## AIM OF THE EXERCISE
Set the listing down again in full, word for word, with the pictures left out.

start DATA SECTION

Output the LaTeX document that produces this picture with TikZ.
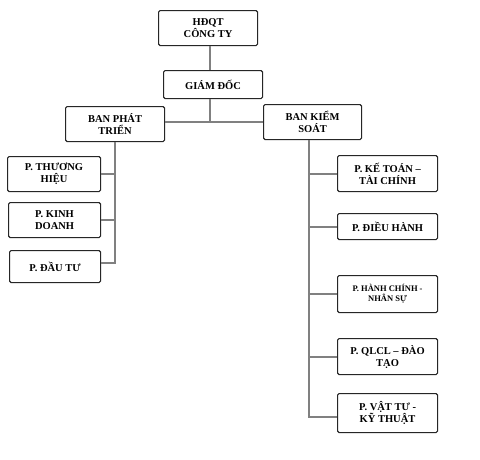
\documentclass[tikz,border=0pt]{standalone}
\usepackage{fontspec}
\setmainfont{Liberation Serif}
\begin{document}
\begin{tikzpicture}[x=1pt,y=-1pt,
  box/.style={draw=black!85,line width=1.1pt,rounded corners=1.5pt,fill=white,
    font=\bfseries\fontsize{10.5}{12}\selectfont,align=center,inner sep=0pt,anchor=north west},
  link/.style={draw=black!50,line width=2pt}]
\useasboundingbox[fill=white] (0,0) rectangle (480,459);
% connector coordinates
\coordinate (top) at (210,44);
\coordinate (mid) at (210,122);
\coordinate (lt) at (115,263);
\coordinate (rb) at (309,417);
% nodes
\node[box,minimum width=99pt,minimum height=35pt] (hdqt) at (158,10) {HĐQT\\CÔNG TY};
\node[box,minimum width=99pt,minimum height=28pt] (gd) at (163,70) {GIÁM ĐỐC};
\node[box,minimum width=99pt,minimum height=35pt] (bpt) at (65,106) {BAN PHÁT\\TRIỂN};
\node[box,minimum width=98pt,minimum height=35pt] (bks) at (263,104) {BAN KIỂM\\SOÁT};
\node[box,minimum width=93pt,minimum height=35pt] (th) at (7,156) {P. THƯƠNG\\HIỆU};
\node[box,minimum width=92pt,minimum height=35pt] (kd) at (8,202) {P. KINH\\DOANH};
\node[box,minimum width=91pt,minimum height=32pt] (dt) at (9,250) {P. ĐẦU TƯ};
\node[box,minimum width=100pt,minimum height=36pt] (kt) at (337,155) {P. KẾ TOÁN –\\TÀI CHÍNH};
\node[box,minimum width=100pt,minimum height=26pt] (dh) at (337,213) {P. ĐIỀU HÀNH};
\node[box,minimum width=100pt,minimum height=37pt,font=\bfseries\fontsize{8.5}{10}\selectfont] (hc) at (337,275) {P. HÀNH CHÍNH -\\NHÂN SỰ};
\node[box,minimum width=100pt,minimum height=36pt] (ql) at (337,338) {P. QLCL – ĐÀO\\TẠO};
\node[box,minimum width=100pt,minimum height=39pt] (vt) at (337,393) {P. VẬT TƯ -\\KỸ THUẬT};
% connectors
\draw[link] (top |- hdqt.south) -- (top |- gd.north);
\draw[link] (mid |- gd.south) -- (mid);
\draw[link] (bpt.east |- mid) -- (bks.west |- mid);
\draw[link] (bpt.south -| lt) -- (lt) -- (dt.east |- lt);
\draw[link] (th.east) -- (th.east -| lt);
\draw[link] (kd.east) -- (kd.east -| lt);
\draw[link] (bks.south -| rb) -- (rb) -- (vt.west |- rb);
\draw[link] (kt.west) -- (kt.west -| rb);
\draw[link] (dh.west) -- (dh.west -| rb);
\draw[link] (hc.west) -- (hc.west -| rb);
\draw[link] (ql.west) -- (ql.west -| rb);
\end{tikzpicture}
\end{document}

end DATA SECTION

## EXPECTED OUTPUT
Output the LaTeX document that produces this picture with TikZ.
\documentclass[tikz,border=0pt]{standalone}
\usepackage{fontspec}
\setmainfont{Liberation Serif}
\begin{document}
\begin{tikzpicture}[x=1pt,y=-1pt,
  box/.style={draw=black!85,line width=1.1pt,rounded corners=1.5pt,fill=white,
    font=\bfseries\fontsize{10.5}{12}\selectfont,align=center,inner sep=0pt,anchor=north west},
  link/.style={draw=black!50,line width=2pt}]
\useasboundingbox[fill=white] (0,0) rectangle (480,459);
% connector coordinates
\coordinate (top) at (210,44);
\coordinate (mid) at (210,122);
\coordinate (lt) at (115,263);
\coordinate (rb) at (309,417);
% nodes
\node[box,minimum width=99pt,minimum height=35pt] (hdqt) at (158,10) {HĐQT\\CÔNG TY};
\node[box,minimum width=99pt,minimum height=28pt] (gd) at (163,70) {GIÁM ĐỐC};
\node[box,minimum width=99pt,minimum height=35pt] (bpt) at (65,106) {BAN PHÁT\\TRIỂN};
\node[box,minimum width=98pt,minimum height=35pt] (bks) at (263,104) {BAN KIỂM\\SOÁT};
\node[box,minimum width=93pt,minimum height=35pt] (th) at (7,156) {P. THƯƠNG\\HIỆU};
\node[box,minimum width=92pt,minimum height=35pt] (kd) at (8,202) {P. KINH\\DOANH};
\node[box,minimum width=91pt,minimum height=32pt] (dt) at (9,250) {P. ĐẦU TƯ};
\node[box,minimum width=100pt,minimum height=36pt] (kt) at (337,155) {P. KẾ TOÁN –\\TÀI CHÍNH};
\node[box,minimum width=100pt,minimum height=26pt] (dh) at (337,213) {P. ĐIỀU HÀNH};
\node[box,minimum width=100pt,minimum height=37pt,font=\bfseries\fontsize{8.5}{10}\selectfont] (hc) at (337,275) {P. HÀNH CHÍNH -\\NHÂN SỰ};
\node[box,minimum width=100pt,minimum height=36pt] (ql) at (337,338) {P. QLCL – ĐÀO\\TẠO};
\node[box,minimum width=100pt,minimum height=39pt] (vt) at (337,393) {P. VẬT TƯ -\\KỸ THUẬT};
% connectors
\draw[link] (top |- hdqt.south) -- (top |- gd.north);
\draw[link] (mid |- gd.south) -- (mid);
\draw[link] (bpt.east |- mid) -- (bks.west |- mid);
\draw[link] (bpt.south -| lt) -- (lt) -- (dt.east |- lt);
\draw[link] (th.east) -- (th.east -| lt);
\draw[link] (kd.east) -- (kd.east -| lt);
\draw[link] (bks.south -| rb) -- (rb) -- (vt.west |- rb);
\draw[link] (kt.west) -- (kt.west -| rb);
\draw[link] (dh.west) -- (dh.west -| rb);
\draw[link] (hc.west) -- (hc.west -| rb);
\draw[link] (ql.west) -- (ql.west -| rb);
\end{tikzpicture}
\end{document}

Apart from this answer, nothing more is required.